For every line in the records that has the word "Give", make a copy.

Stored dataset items
========
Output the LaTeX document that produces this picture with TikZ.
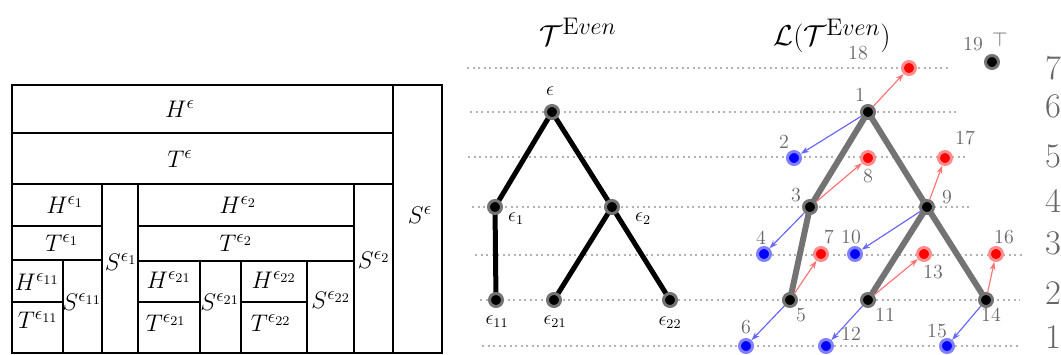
\documentclass[tikz,border=0pt]{standalone}
\usepackage{amsmath, amsfonts}
\usepackage{tikz}
\usetikzlibrary{positioning, arrows.meta, backgrounds}

\begin{document}
\begin{tikzpicture}[x=0.6pt, y=-0.6pt]
\tikzset{
    every node/.style={align=center},
    box/.style={draw, line width=1.1pt},
    boxlab/.style={font=\fontsize{15.5}{18}\selectfont},
    lvl/.style={black!30, dotted, line width=1.3pt},
    bk/.style={circle, fill=black, draw=black!55, line width=1.8pt, minimum size=7.8pt, inner sep=0pt},
    rd/.style={bk, fill=red, draw=red!45},
    bl/.style={bk, fill=blue, draw=blue!50},
    num/.style={text=black!60, font=\large},
    tick/.style={text=black!60, font=\huge},
    title/.style={font=\fontsize{19}{22}\selectfont},
    tedge/.style={line width=3pt, black},
    gedge/.style={line width=3.6pt, black!55},
    redarr/.style={-{Stealth[length=5pt, width=3.5pt]}, red!55, line width=0.7pt},
    bluearr/.style={-{Stealth[length=5pt, width=3.5pt]}, blue!60, line width=0.7pt}
}
\useasboundingbox (0,0) rectangle (1061,354);

% the nested boxes
\draw[box] (12,85) rectangle (442,353);
\draw[box] (393,85) -- (393,353);
\draw[box] (12,133) -- (393,133);
\draw[box] (12,184) -- (393,184);
\draw[box] (102,184) -- (102,353);
\draw[box] (138,184) -- (138,353);
\draw[box] (354,184) -- (354,353);
\draw[box] (12,226) -- (102,226);
\draw[box] (12,260) -- (102,260);
\draw[box] (138,226) -- (354,226);
\draw[box] (138,261) -- (354,261);
\draw[box] (63,260) -- (63,353);
\draw[box] (12,302) -- (63,302);
\draw[box] (200,261) -- (200,353);
\draw[box] (241,261) -- (241,353);
\draw[box] (307,261) -- (307,353);
\draw[box] (138,302) -- (200,302);
\draw[box] (241,302) -- (307,302);

\node[boxlab] (He) at (180,109) {$H^{\epsilon}$};
\node[boxlab] (Te) at (180,159) {$T^{\epsilon}$};
\node[boxlab] (Se) at (420,215) {$S^{\epsilon}$};
\node[boxlab] (He1) at (65,205) {$H^{\epsilon_1}$};
\node[boxlab] (Te1) at (62,243) {$T^{\epsilon_1}$};
\node[boxlab] (Se1) at (121,262) {$S^{\epsilon_1}$};
\node[boxlab] (He2) at (238,205) {$H^{\epsilon_2}$};
\node[boxlab] (Te2) at (236,243) {$T^{\epsilon_2}$};
\node[boxlab] (Se2) at (374,260) {$S^{\epsilon_2}$};
\node[boxlab] (He11) at (37,282) {$H^{\epsilon_{11}}$};
\node[boxlab] (Te11) at (38,320) {$T^{\epsilon_{11}}$};
\node[boxlab] (Se11) at (82,302) {$S^{\epsilon_{11}}$};
\node[boxlab] (He21) at (169,280) {$H^{\epsilon_{21}}$};
\node[boxlab] (Te21) at (166,323) {$T^{\epsilon_{21}}$};
\node[boxlab] (Se21) at (220,302) {$S^{\epsilon_{21}}$};
\node[boxlab] (He22) at (274,280) {$H^{\epsilon_{22}}$};
\node[boxlab] (Te22) at (271,323) {$T^{\epsilon_{22}}$};
\node[boxlab] (Se22) at (331,300) {$S^{\epsilon_{22}}$};

% titles
\node[title] (titleT) at (578,32) {$\mathcal{T}^{\mathrm{E}ven}$};
\node[title] (titleL) at (832,36) {$\mathcal{L}(\mathcal{T}^{\mathrm{E}ven})$};

% levels
\foreach \y/\t in {68/7, 106/6, 156/5, 201/4, 243/3, 293/2, 337/1} {
    \node[tick] (lv\t) at (1053,\y) {\t};
}

% left tree
\node[bk] (e) at (552,112) {};
\node[bk] (e1) at (495,207) {};
\node[bk] (e2) at (612,207) {};
\node[bk] (e11) at (496,300) {};
\node[bk] (e21) at (554,300) {};
\node[bk] (e22) at (670,300) {};
\node[font=\large] (le) at (550,91) {$\epsilon$};
\node[font=\large] (le1) at (516,219) {$\epsilon_1$};
\node[font=\large] (le2) at (643,219) {$\epsilon_2$};
\node[font=\large] (le11) at (497,322) {$\epsilon_{11}$};
\node[font=\large] (le21) at (555,322) {$\epsilon_{21}$};
\node[font=\large] (le22) at (670,323) {$\epsilon_{22}$};

% line graph
\node[bk] (n1) at (868,112) {};
\node[bl] (n2) at (794,158) {};
\node[bk] (n3) at (810,207) {};
\node[bl] (n4) at (764,254) {};
\node[bk] (n5) at (790,300) {};
\node[bl] (n6) at (746,346) {};
\node[rd] (n7) at (821,254) {};
\node[rd] (n8) at (868,158) {};
\node[bk] (n9) at (927,207) {};
\node[bl] (n10) at (855,254) {};
\node[bk] (n11) at (868,300) {};
\node[bl] (n12) at (826,346) {};
\node[rd] (n13) at (924,254) {};
\node[bk] (n14) at (986,300) {};
\node[bl] (n15) at (947,346) {};
\node[rd] (n16) at (996,254) {};
\node[rd] (n17) at (945,158) {};
\node[rd] (n18) at (909,68) {};
\node[bk] (n19) at (992,62) {};

\node[num] (l1) at (860,95) {1};
\node[num] (l2) at (784,142) {2};
\node[num] (l3) at (796,195) {3};
\node[num] (l4) at (761,238) {4};
\node[num] (l5) at (801,315) {5};
\node[num] (l6) at (746,327) {6};
\node[num] (l7) at (829,237) {7};
\node[num] (l8) at (868,176) {8};
\node[num] (l9) at (947,197) {9};
\node[num] (l10) at (851,237) {10};
\node[num] (l11) at (885,315) {11};
\node[num] (l12) at (851,334) {12};
\node[num] (l13) at (933,272) {13};
\node[num] (l14) at (991,315) {14};
\node[num] (l15) at (937,331) {15};
\node[num] (l16) at (1004,237) {16};
\node[num] (l17) at (965,138) {17};
\node[num] (l18) at (858,53) {18};
\node[num] (l19) at (973,44) {19};
\node[num] (ltop) at (1000,40) {$\top$};

\begin{scope}[on background layer]
    \foreach \y/\a/\b in {68/467/950, 112/470/958, 157/468/968, 207/472/970, 255/475/1022, 300/480/1020, 346/482/1020} {
        \draw[lvl] (\a,\y) -- (\b,\y);
    }
    \draw[tedge] (e.center) -- (e1.center) -- (e11.center);
    \draw[tedge] (e.center) -- (e2.center) -- (e22.center);
    \draw[tedge] (e2.center) -- (e21.center);
    \draw[gedge] (n1.center) -- (n3.center) -- (n5.center);
    \draw[gedge] (n1.center) -- (n9.center) -- (n14.center);
    \draw[gedge] (n9.center) -- (n11.center);
\end{scope}

% arrows
\draw[redarr] (n1) -- (n18);
\draw[redarr] (n3) -- (n8);
\draw[redarr] (n5) -- (n7);
\draw[redarr] (n9) -- (n17);
\draw[redarr] (n11) -- (n13);
\draw[redarr] (n14) -- (n16);
\draw[bluearr] (n1) -- (n2);
\draw[bluearr] (n3) -- (n4);
\draw[bluearr] (n5) -- (n6);
\draw[bluearr] (n9) -- (n10);
\draw[bluearr] (n11) -- (n12);
\draw[bluearr] (n14) -- (n15);
\end{tikzpicture}
\end{document}
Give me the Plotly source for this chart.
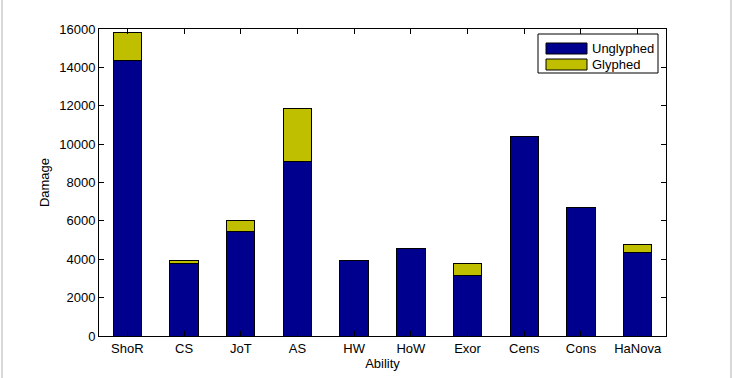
import plotly.graph_objects as go

abilities = ["ShoR", "CS", "JoT", "AS", "HW", "HoW", "Exor", "Cens", "Cons", "HaNova"]
unglyphed = [14350, 3780, 5450, 9100, 3950, 4560, 3150, 10400, 6700, 4360]
glyphed = [1450, 150, 560, 2750, 0, 0, 630, 0, 0, 400]
y_ticks = [0, 2000, 4000, 6000, 8000, 10000, 12000, 14000, 16000]
y_ticktext = [str(v) for v in y_ticks]

BLUE = "#00008F"
YELLOW = "#BFBF00"
FONT = "Liberation Sans Narrow, Liberation Sans, Arial, sans-serif"

W, H = 732, 378
L, R, T, B = 99, 66, 29, 42
pw, ph = W - L - R, H - T - B


def px(x):
    return (x - L) / pw


def py(y):
    return 1 - (y - T) / ph


fig = go.Figure()
fig.add_trace(go.Bar(x=abilities, y=unglyphed, name="Unglyphed", marker=dict(color=BLUE, line=dict(color="black", width=1)), width=0.5, showlegend=False))
fig.add_trace(go.Bar(x=abilities, y=glyphed, name="Glyphed", marker=dict(color=YELLOW, line=dict(color="black", width=1)), width=0.5, showlegend=False))

shapes = []
annotations = []
# legend box
shapes.append(dict(type="rect", xref="paper", yref="paper", x0=px(538), x1=px(658), y0=py(73), y1=py(34),
                   line=dict(color="black", width=1), fillcolor="white", layer="above"))
for (name, color, y0, y1) in [("Unglyphed", BLUE, 43, 54), ("Glyphed", YELLOW, 59, 70)]:
    shapes.append(dict(type="rect", xref="paper", yref="paper", x0=px(546), x1=px(587), y0=py(y1), y1=py(y0),
                       line=dict(color="black", width=1), fillcolor=color, layer="above"))
    annotations.append(dict(text=name, xref="paper", yref="paper", x=px(590), y=py((y0 + y1) / 2),
                            xanchor="left", yanchor="middle", showarrow=False,
                            font=dict(family=FONT, size=13, color="black")))
# window border lines
for xb in [2, 731]:
    shapes.append(dict(type="line", xref="paper", yref="paper", x0=px(xb), x1=px(xb), y0=py(0), y1=py(378),
                       line=dict(color="#d8d8d8", width=2)))

fig.update_layout(
    barmode="stack",
    width=W, height=H,
    margin=dict(l=L, r=R, t=T, b=B),
    paper_bgcolor="white", plot_bgcolor="white",
    font=dict(family=FONT, size=13, color="black"),
    shapes=shapes, annotations=annotations,
    xaxis=dict(range=[-0.5, 9.5], showline=True, linecolor="black", linewidth=1, mirror="ticks",
               ticks="inside", ticklen=5, tickcolor="black", showgrid=False,
               title=dict(text="Ability", standoff=2, font=dict(family=FONT, size=13))),
    yaxis=dict(range=[0, 16000], tickvals=y_ticks, ticktext=y_ticktext, showline=True, linecolor="black",
               linewidth=1, mirror="ticks", ticks="inside", ticklen=5, tickcolor="black", showgrid=False,
               zeroline=False, title=dict(text="Damage", standoff=6, font=dict(family=FONT, size=13))),
)

fig.write_html("out.html", config={"displayModeBar": False}, post_script="document.body.style.margin='0';")
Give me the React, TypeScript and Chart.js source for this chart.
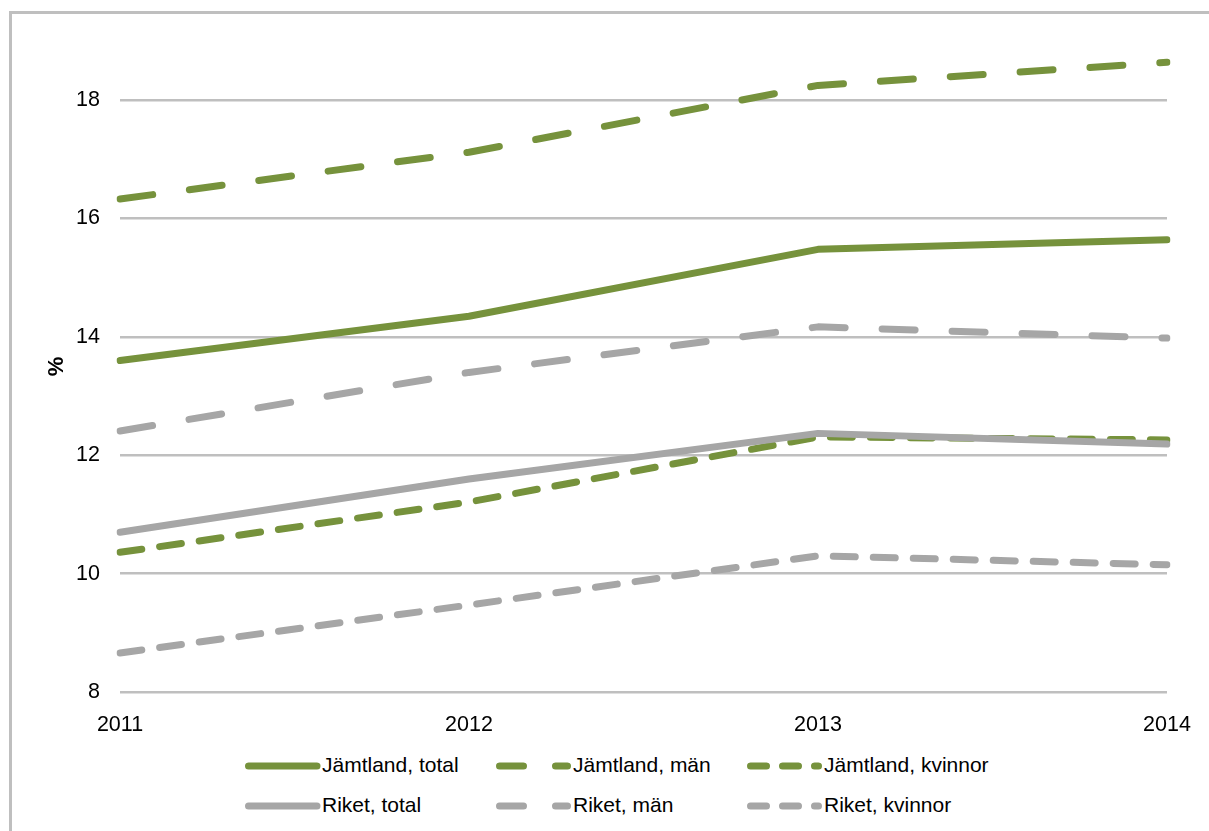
import React, { useEffect, useRef } from 'react';
import { Chart, registerables } from 'chart.js';

Chart.register(...registerables);

// ---- Data ----
const years = ['2011', '2012', '2013', '2014'];
const jamtlandTotal = [13.6, 14.35, 15.48, 15.64];
const jamtlandMan = [16.33, 17.12, 18.25, 18.64];
const jamtlandKvinnor = [10.36, 11.21, 12.31, 12.26];
const riketTotal = [10.7, 11.6, 12.37, 12.19];
const riketMan = [12.41, 13.4, 14.17, 13.98];
const riketKvinnor = [8.66, 9.47, 10.3, 10.15];

const seriesLabels = [
  'Jämtland, total',
  'Jämtland, män',
  'Jämtland, kvinnor',
  'Riket, total',
  'Riket, män',
  'Riket, kvinnor',
];
const seriesData = [jamtlandTotal, jamtlandMan, jamtlandKvinnor, riketTotal, riketMan, riketKvinnor];

const yMin = 8;
const yMax = 19;
const yStep = 2;
const yTitle = '%';

// ---- Styles ----
const GREEN = '#76923C';
const GRAY = '#A6A6A6';
const GRID = '#BFBFBF';
const FONT = '"Liberation Sans", Arial, Helvetica, sans-serif';
const seriesColors = [GREEN, GREEN, GREEN, GRAY, GRAY, GRAY];
const LONG_DASH = [33, 37];
const SHORT_DASH = [22, 18];
const seriesDash: number[][] = [[], LONG_DASH, SHORT_DASH, [], LONG_DASH, SHORT_DASH];
const legendDash = ['', '24 32', '16 16', '', '24 32', '16 16'];

export default function App() {
  const ref = useRef<HTMLCanvasElement>(null);

  useEffect(() => {
    document.body.style.margin = '0';
    const chart = new Chart(ref.current as HTMLCanvasElement, {
      type: 'line',
      data: {
        labels: years,
        datasets: seriesLabels.map((label, i) => ({
          label,
          data: seriesData[i],
          borderColor: seriesColors[i],
          backgroundColor: seriesColors[i],
          borderWidth: 7,
          borderDash: seriesDash[i],
          borderCapStyle: 'round',
          borderJoinStyle: 'round',
          pointRadius: 0,
          pointHoverRadius: 0,
          tension: 0,
          fill: false,
          order: seriesLabels.length - i,
        })),
      },
      options: {
        animation: false,
        responsive: false,
        maintainAspectRatio: false,
        events: [],
        layout: { padding: { left: 0, top: 41, right: 42, bottom: 0 } },
        plugins: {
          legend: { display: false },
          tooltip: { enabled: false },
        },
        scales: {
          x: {
            type: 'category',
            offset: false,
            grid: { display: false },
            border: { display: false },
            ticks: {
              color: '#000',
              font: { family: FONT, size: 21.5 },
              padding: 12,
              maxRotation: 0,
              autoSkip: false,
            },
            afterFit: (s: any) => {
              s.height = 48;
            },
          },
          y: {
            min: yMin,
            max: yMax,
            ticks: {
              stepSize: yStep,
              includeBounds: false,
              color: '#000',
              font: { family: FONT, size: 21.5 },
              padding: 20,
            },
            grid: { color: GRID, lineWidth: 2.5, drawTicks: false },
            border: { display: false },
            title: {
              display: true,
              text: yTitle,
              color: '#000',
              font: { family: FONT, size: 22, weight: 'bold' },
              padding: { top: 44, bottom: 0 },
            },
            afterFit: (s: any) => {
              s.width = 120;
            },
          },
        },
      },
    } as any);
    return () => chart.destroy();
  }, []);

  const columns = [245, 496, 747];
  const rowCenters = [766, 806];

  return (
    <div
      style={{
        position: 'absolute',
        left: 0,
        top: 0,
        width: 1209,
        height: 831,
        overflow: 'hidden',
        background: '#fff',
        fontFamily: FONT,
      }}
    >
      <div
        style={{
          position: 'absolute',
          left: 9,
          top: 11,
          width: 1400,
          height: 1000,
          border: `3px solid ${GRID}`,
          boxSizing: 'border-box',
        }}
      />
      <canvas
        ref={ref}
        width={1209}
        height={740}
        style={{ position: 'absolute', left: 0, top: 0, width: 1209, height: 740, display: 'block' }}
      />
      {seriesLabels.map((label, i) => {
        const col = i % 3;
        const row = Math.floor(i / 3);
        const left = columns[col];
        const cy = rowCenters[row];
        return (
          <React.Fragment key={label}>
            <svg
              width={80}
              height={20}
              style={{ position: 'absolute', left, top: cy - 10 }}
            >
              <line
                x1={3.5}
                y1={10}
                x2={legendDash[i] ? 71.5 : 72}
                y2={10}
                stroke={seriesColors[i]}
                strokeWidth={7}
                strokeLinecap="round"
                strokeDasharray={legendDash[i] || undefined}
              />
            </svg>
            <div
              style={{
                position: 'absolute',
                left: left + 77,
                top: cy - 14,
                fontSize: 21,
                lineHeight: '26px',
                color: '#000',
                whiteSpace: 'nowrap',
              }}
            >
              {label}
            </div>
          </React.Fragment>
        );
      })}
    </div>
  );
}
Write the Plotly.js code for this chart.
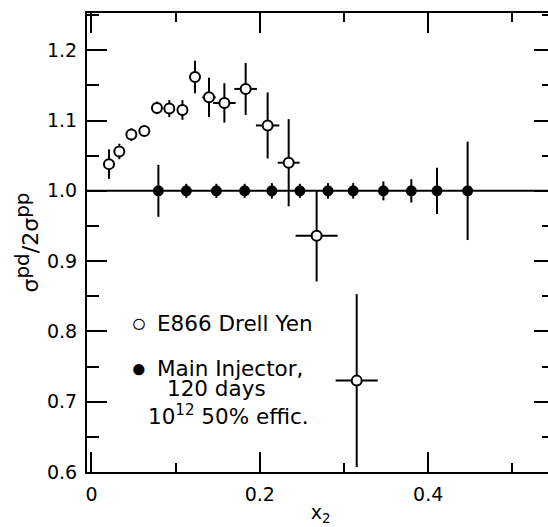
<!DOCTYPE html>
<html>
<head>
<meta charset="utf-8">
<script src="https://cdn.plot.ly/plotly-3.0.1.min.js"></script>
<style>
html,body{margin:0;padding:0;overflow:hidden;background:#fff;}
#chart{width:555px;height:527px;}
</style>
</head>
<body>
<div id="chart"></div>
<script>
// E866 Drell-Yan measurement (open circles)
const e866X  = [0.0208,0.0331,0.0474,0.0628,0.0778,0.0925,0.1081,0.1230,0.1396,0.1579,0.1832,0.2093,0.2343,0.2675,0.3151];
const e866Y  = [1.038,1.056,1.080,1.085,1.118,1.117,1.115,1.162,1.133,1.125,1.145,1.093,1.040,0.936,0.730];
const e866Ex = [0.007,0.006,0.006,0.006,0.006,0.006,0.006,0.006,0.008,0.0134,0.0135,0.0139,0.013,0.025,0.025];
const e866Ey = [0.021,0.011,0.009,0.007,0.009,0.012,0.014,0.023,0.028,0.028,0.037,0.047,0.062,0.065,0.123];

// Main Injector projection (filled circles)
const miX  = [0.0795,0.1127,0.1484,0.1820,0.2143,0.2476,0.2810,0.3109,0.3468,0.3800,0.4105,0.4469];
const miY  = [1,1,1,1,1,1,1,1,1,1,1,1];
const miEy = [0.037,0.010,0.010,0.010,0.011,0.010,0.011,0.011,0.0135,0.0166,0.033,0.070];

// Text
const legendE866 = "E866 Drell Yen";
const legendMI   = ["Main Injector,", "120 days", "10<sup>12</sup> 50% effic."];
const xTitle = "x<sub>2</sub>";
const yTitle = "σ<sup><span style=\"font-size:20px\">pd</span></sup>/2σ<sup><span style=\"font-size:20px\">pp</span></sup>";

const FONT = "DejaVu Sans";

const traces = [
  {
    x: miX, y: miY, type: "scatter", mode: "markers", name: "Main Injector",
    marker: {symbol: "circle", size: 11, color: "#000"},
    error_y: {type: "data", array: miEy, visible: true, color: "#000", thickness: 2, width: 0},
    showlegend: false, cliponaxis: true
  },
  {
    x: e866X, y: e866Y, type: "scatter", mode: "markers", name: "E866 Drell Yen",
    marker: {symbol: "circle", size: 10, color: "#fff", line: {color: "#000", width: 2}},
    error_y: {type: "data", array: e866Ey, visible: true, color: "#000", thickness: 2, width: 0},
    error_x: {type: "data", array: e866Ex, visible: true, color: "#000", thickness: 2, width: 0},
    showlegend: false, cliponaxis: true
  }
];

const axisCommon = {
  ticks: "inside", ticklen: 20, tickwidth: 2, tickcolor: "#000",
  showline: true, linewidth: 2, linecolor: "#000", mirror: "allticks",
  showgrid: false, zeroline: false,
  tickfont: {family: FONT, size: 19, color: "#000"}
};

const layout = {
  width: 555, height: 527,
  margin: {l: 87, r: 1, t: 13, b: 55},
  paper_bgcolor: "#fff", plot_bgcolor: "#fff",
  showlegend: false,
  font: {family: FONT, color: "#000"},
  xaxis: Object.assign({}, axisCommon, {
    range: [-0.0053, 0.5495], tick0: 0, dtick: 0.2,
    minor: {dtick: 0.1, ticks: "inside", ticklen: 9, tickwidth: 2, tickcolor: "#000", showgrid: false},
    ticklabelstandoff: 4,
    title: {text: xTitle, font: {family: FONT, size: 19, color: "#000"}, standoff: 2}
  }),
  yaxis: Object.assign({}, axisCommon, {
    range: [0.6, 1.253], tick0: 0.6, dtick: 0.1, tickformat: ".1f",
    minor: {dtick: 0.05, ticks: "inside", ticklen: 12, tickwidth: 2, tickcolor: "#000", showgrid: false},
    ticklabelstandoff: 4,
    title: {text: yTitle, font: {family: FONT, size: 22, color: "#000"}, standoff: 2}
  }),
  shapes: [
    {type: "line", xref: "paper", x0: 0, x1: 1, yref: "y", y0: 1, y1: 1,
     line: {color: "#000", width: 2}, layer: "below"}
  ],
  annotations: [
    {xref: "x", yref: "y", x: 0.0561, y: 0.8118, text: "○", showarrow: false,
     xanchor: "center", yanchor: "middle", font: {family: "Liberation Sans", size: 26, color: "#000"}},
    {xref: "x", yref: "y", x: 0.0751, y: 0.8118, text: legendE866, showarrow: false,
     xanchor: "left", yanchor: "middle", font: {family: FONT, size: 21.5, color: "#000"}},
    {xref: "x", yref: "y", x: 0.0561, y: 0.7479, text: "●", showarrow: false,
     xanchor: "center", yanchor: "middle", font: {family: "Liberation Sans", size: 26, color: "#000"}},
    {xref: "x", yref: "y", x: 0.0751, y: 0.7471, text: legendMI[0], showarrow: false,
     xanchor: "left", yanchor: "middle", font: {family: FONT, size: 21.5, color: "#000"}},
    {xref: "x", yref: "y", x: 0.1487, y: 0.7182, text: legendMI[1], showarrow: false,
     xanchor: "center", yanchor: "middle", font: {family: FONT, size: 21.5, color: "#000"}},
    {xref: "x", yref: "y", x: 0.1625, y: 0.6809, text: legendMI[2], showarrow: false,
     xanchor: "center", yanchor: "middle", font: {family: FONT, size: 21.5, color: "#000"}}
  ]
};

Plotly.newPlot("chart", traces, layout, {staticPlot: true, displayModeBar: false});
</script>
</body>
</html>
========
## Problem solution
Give me the Plotly source for this chart.
Give me the React, TypeScript and Chart.js source for this chart.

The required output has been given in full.